## begin
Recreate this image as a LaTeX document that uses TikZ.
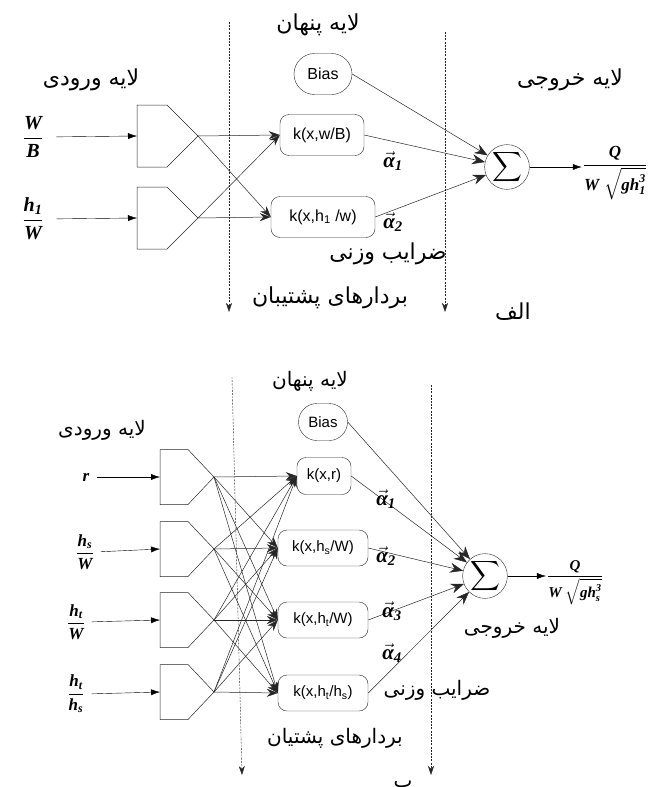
\documentclass[tikz,border=0pt]{standalone}
\usepackage{amsmath}
\usepackage{fontspec}
\usetikzlibrary{arrows.meta,shapes.misc}
\newfontfamily\persianfont[Script=Arabic]{DejaVu Sans}
\newfontfamily\arialfont{Liberation Sans}
\newfontfamily\timesfont{Liberation Serif}
\TeXXeTstate=1
\newcommand{\fa}[1]{\persianfont\beginR #1\endR}
\newcommand{\bi}[1]{\text{\timesfont\bfseries\itshape #1}}

\tikzset{
  kbox/.style={draw, black!85, text=black, rounded corners=9pt, inner sep=2pt},
  biasbox/.style={draw, black!85, text=black, rounded rectangle, inner sep=2pt},
  sumnode/.style={draw, black!85, text=black, circle, inner sep=0pt},
  neuronline/.style={black!85, line width=0.5pt},
  inarrow/.style={-{Latex[length=9pt,width=6pt]}},
  hidarrow/.style={-{Stealth[length=11pt,width=8pt]}},
  sumarrow/.style={-{Stealth[length=13pt,width=10pt]}},
  sepline/.style={black!85, dash pattern=on 2pt off 1.2pt, -{Stealth[length=9pt,width=6pt]}},
  fatext/.style={inner sep=1pt},
  alab/.style={font=\fontsize{21}{23}\selectfont, inner sep=0pt}
}

\begin{document}
\begin{tikzpicture}[x=1pt,y=-1pt]
    \useasboundingbox (0,0) rectangle (649,787);

    % ---------- (الف) ----------
    % separators
    \coordinate (dA1) at (229,22);  \coordinate (eA1) at (229,312);
    \coordinate (dA2) at (445,32);  \coordinate (eA2) at (445,312);
    \draw[sepline] (dA1) -- (eA1);
    \draw[sepline] (dA2) -- (eA2);

    % input layer
    \node[fatext, font=\fontsize{22}{26}\selectfont] (inlayA) at (91,80) {\fa{لایه ورودی}};
    \node[font=\fontsize{20}{22}\selectfont, inner sep=1pt] (xA1) at (33,137) {$\dfrac{\bi{W}}{\bi{B}}$};
    \node[font=\fontsize{20}{22}\selectfont, inner sep=1pt] (xA2) at (33,219) {$\dfrac{\bi{h}_{\bi{1}}}{\bi{W}}$};
    \foreach \n/\y in {1/136,2/218}{
        \draw[neuronline] (137,\y-31) -- (167,\y-31) -- (198,\y) -- (167,\y+31) -- (137,\y+31) -- cycle;
        \coordinate (nA\n) at (137,\y);
        \coordinate (tA\n) at (198,\y);
    }
    \draw[inarrow, shorten <=12pt] (xA1.east) -- (nA1);
    \draw[inarrow, shorten <=12pt] (xA2.east) -- (nA2);

    % hidden layer
    \node[fatext, font=\fontsize{22}{26}\selectfont] (hidA) at (318,25) {\fa{لایه پنهان}};
    \node[biasbox, minimum width=62pt, minimum height=41pt, font=\arialfont\fontsize{16}{19}\selectfont] (biasA) at (323,74) {Bias};
    \node[kbox, minimum width=84pt, minimum height=41pt, font=\arialfont\fontsize{16}{19}\selectfont] (kA1) at (322,135) {k(x,w/B)};
    \node[kbox, minimum width=104pt, minimum height=41pt, font=\arialfont\fontsize{16}{19}\selectfont] (kA2) at (323,217) {k(x,h\textsubscript{1} /w)};
    \foreach \i in {1,2}
        \foreach \j in {1,2}
            \draw[neuronline, hidarrow] (tA\i) -- (kA\j.west);

    % output layer
    \node[sumnode, minimum size=40pt] (sumA) at (507,167) {\fontsize{22}{24}\selectfont$\displaystyle\sum$};
    \draw[neuronline, sumarrow] (biasA.east) -- (sumA);
    \draw[neuronline, sumarrow] (kA1.east) -- (sumA);
    \draw[neuronline, sumarrow] (kA2.east) -- (sumA);
    \node[font=\fontsize{17}{19}\selectfont, inner sep=1pt] (outA) at (615,173) {$\dfrac{\bi{Q}}{\bi{W}\;\sqrt{\bi{gh}_{\bi{1}}^{\bi{3}}}}$};
    \draw[inarrow] (sumA) -- (sumA -| outA.west);
    \node[fatext, font=\fontsize{22}{26}\selectfont] (outlayA) at (570,80) {\fa{لایه خروجی}};

    % weights
    \node[alab] (alA1) at (393,161) {$\vec{\bi{α}}_{\bi{1}}$};
    \node[alab] (alA2) at (393,222) {$\vec{\bi{α}}_{\bi{2}}$};
    \node[fatext, font=\fontsize{22}{26}\selectfont] (wA) at (388,254) {\fa{ضرایب وزنی}};
    \node[fatext, font=\fontsize{22}{26}\selectfont] (svA) at (330,298) {\fa{بردارهای پشتیبان}};
    \node[fatext, font=\fontsize{22}{26}\selectfont] (capA) at (513,312) {\fa{الف}};

    % ---------- (ب) ----------
    % separators
    \coordinate (dB1) at (232,377);  \coordinate (eB1) at (242,775);
    \coordinate (dB2) at (431,385);  \coordinate (eB2) at (431,775);
    \draw[sepline] (dB1) -- (eB1);
    \draw[sepline] (dB2) -- (eB2);

    % input layer
    \node[fatext, font=\fontsize{20}{24}\selectfont] (inlayB) at (102,430) {\fa{لایه ورودی}};
    \node[font=\fontsize{17}{19}\selectfont, inner sep=1pt] (xB1) at (86,477) {$\bi{r}$};
    \node[font=\fontsize{17}{19}\selectfont, inner sep=1pt] (xB2) at (85,552) {$\dfrac{\bi{h}_{\bi{s}}}{\bi{W}}$};
    \node[font=\fontsize{17}{19}\selectfont, inner sep=1pt] (xB3) at (76,622) {$\dfrac{\bi{h}_{\bi{t}}}{\bi{W}}$};
    \node[font=\fontsize{17}{19}\selectfont, inner sep=1pt] (xB4) at (76,694) {$\dfrac{\bi{h}_{\bi{t}}}{\bi{h}_{\bi{s}}}$};
    \foreach \n/\y in {1/477,2/549,3/620,4/692}{
        \draw[neuronline] (160,\y-27.5) -- (188,\y-27.5) -- (214,\y) -- (188,\y+27.5) -- (160,\y+27.5) -- cycle;
        \coordinate (nB\n) at (160,\y);
        \coordinate (tB\n) at (214,\y);
    }
    \draw[inarrow, shorten <=6pt] (xB1.east) -- (nB1);
    \foreach \n in {2,3,4}
        \draw[inarrow, shorten <=6pt] (xB\n.east) -- (nB\n);

    % hidden layer
    \node[fatext, font=\fontsize{20}{24}\selectfont] (hidB) at (310,381) {\fa{لایه پنهان}};
    \node[biasbox, minimum width=53pt, minimum height=37pt, font=\arialfont\fontsize{15}{18}\selectfont] (biasB) at (323,422) {Bias};
    \node[kbox, minimum width=54pt, minimum height=37pt, font=\arialfont\fontsize{15}{18}\selectfont] (kB1) at (324,476) {k(x,r)};
    \node[kbox, minimum width=90pt, minimum height=36pt, font=\arialfont\fontsize{15}{18}\selectfont] (kB2) at (323,548) {k(x,h\textsubscript{s}/W)};
    \node[kbox, minimum width=90pt, minimum height=36pt, font=\arialfont\fontsize{15}{18}\selectfont] (kB3) at (323,620) {k(x,h\textsubscript{t}/W)};
    \node[kbox, minimum width=90pt, minimum height=36pt, font=\arialfont\fontsize{15}{18}\selectfont] (kB4) at (323,693) {k(x,h\textsubscript{t}/h\textsubscript{s})};
    \foreach \i in {1,...,4}
        \foreach \j in {1,...,4}
            \draw[neuronline, hidarrow] (tB\i) -- (kB\j.west);

    % output layer
    \node[sumnode, minimum size=36pt] (sumB) at (485,576) {\fontsize{20}{22}\selectfont$\displaystyle\sum$};
    \draw[neuronline, sumarrow] (biasB.east) -- (sumB);
    \foreach \j in {1,...,4}
        \draw[neuronline, sumarrow] (kB\j.east) -- (sumB);
    \node[font=\fontsize{15}{17}\selectfont, inner sep=1pt] (outB) at (575,583) {$\dfrac{\bi{Q}}{\bi{W}\;\sqrt{\bi{gh}_{\bi{s}}^{\bi{3}}}}$};
    \draw[inarrow] (sumB) -- (sumB -| outB.west);
    \node[fatext, font=\fontsize{20}{24}\selectfont] (outlayB) at (512,628) {\fa{لایه خروجی}};

    % weights
    \node[alab] (alB1) at (386,499) {$\vec{\bi{α}}_{\bi{1}}$};
    \node[alab] (alB2) at (386,556) {$\vec{\bi{α}}_{\bi{2}}$};
    \node[alab] (alB3) at (392,611) {$\vec{\bi{α}}_{\bi{3}}$};
    \node[alab] (alB4) at (392,653) {$\vec{\bi{α}}_{\bi{4}}$};
    \node[fatext, font=\fontsize{20}{24}\selectfont] (wB) at (437,690) {\fa{ضرایب وزنی}};
    \node[fatext, font=\fontsize{20}{24}\selectfont] (svB) at (335,738) {\fa{بردارهای پشتیان}};
    \node[fatext, font=\fontsize{20}{24}\selectfont] (capB) at (403,786) {\fa{ب}};
\end{tikzpicture}
\end{document}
## end
## TASK OBJECTIVE
Set down again, exactly, the lines of the material above from its first line to the one with "(dA2) -- (eA2);", inclusive. Leave the pictures out.

## THE REPLY
Recreate this image as a LaTeX document that uses TikZ.
\documentclass[tikz,border=0pt]{standalone}
\usepackage{amsmath}
\usepackage{fontspec}
\usetikzlibrary{arrows.meta,shapes.misc}
\newfontfamily\persianfont[Script=Arabic]{DejaVu Sans}
\newfontfamily\arialfont{Liberation Sans}
\newfontfamily\timesfont{Liberation Serif}
\TeXXeTstate=1
\newcommand{\fa}[1]{\persianfont\beginR #1\endR}
\newcommand{\bi}[1]{\text{\timesfont\bfseries\itshape #1}}

\tikzset{
  kbox/.style={draw, black!85, text=black, rounded corners=9pt, inner sep=2pt},
  biasbox/.style={draw, black!85, text=black, rounded rectangle, inner sep=2pt},
  sumnode/.style={draw, black!85, text=black, circle, inner sep=0pt},
  neuronline/.style={black!85, line width=0.5pt},
  inarrow/.style={-{Latex[length=9pt,width=6pt]}},
  hidarrow/.style={-{Stealth[length=11pt,width=8pt]}},
  sumarrow/.style={-{Stealth[length=13pt,width=10pt]}},
  sepline/.style={black!85, dash pattern=on 2pt off 1.2pt, -{Stealth[length=9pt,width=6pt]}},
  fatext/.style={inner sep=1pt},
  alab/.style={font=\fontsize{21}{23}\selectfont, inner sep=0pt}
}

\begin{document}
\begin{tikzpicture}[x=1pt,y=-1pt]
    \useasboundingbox (0,0) rectangle (649,787);

    % ---------- (الف) ----------
    % separators
    \coordinate (dA1) at (229,22);  \coordinate (eA1) at (229,312);
    \coordinate (dA2) at (445,32);  \coordinate (eA2) at (445,312);
    \draw[sepline] (dA1) -- (eA1);
    \draw[sepline] (dA2) -- (eA2);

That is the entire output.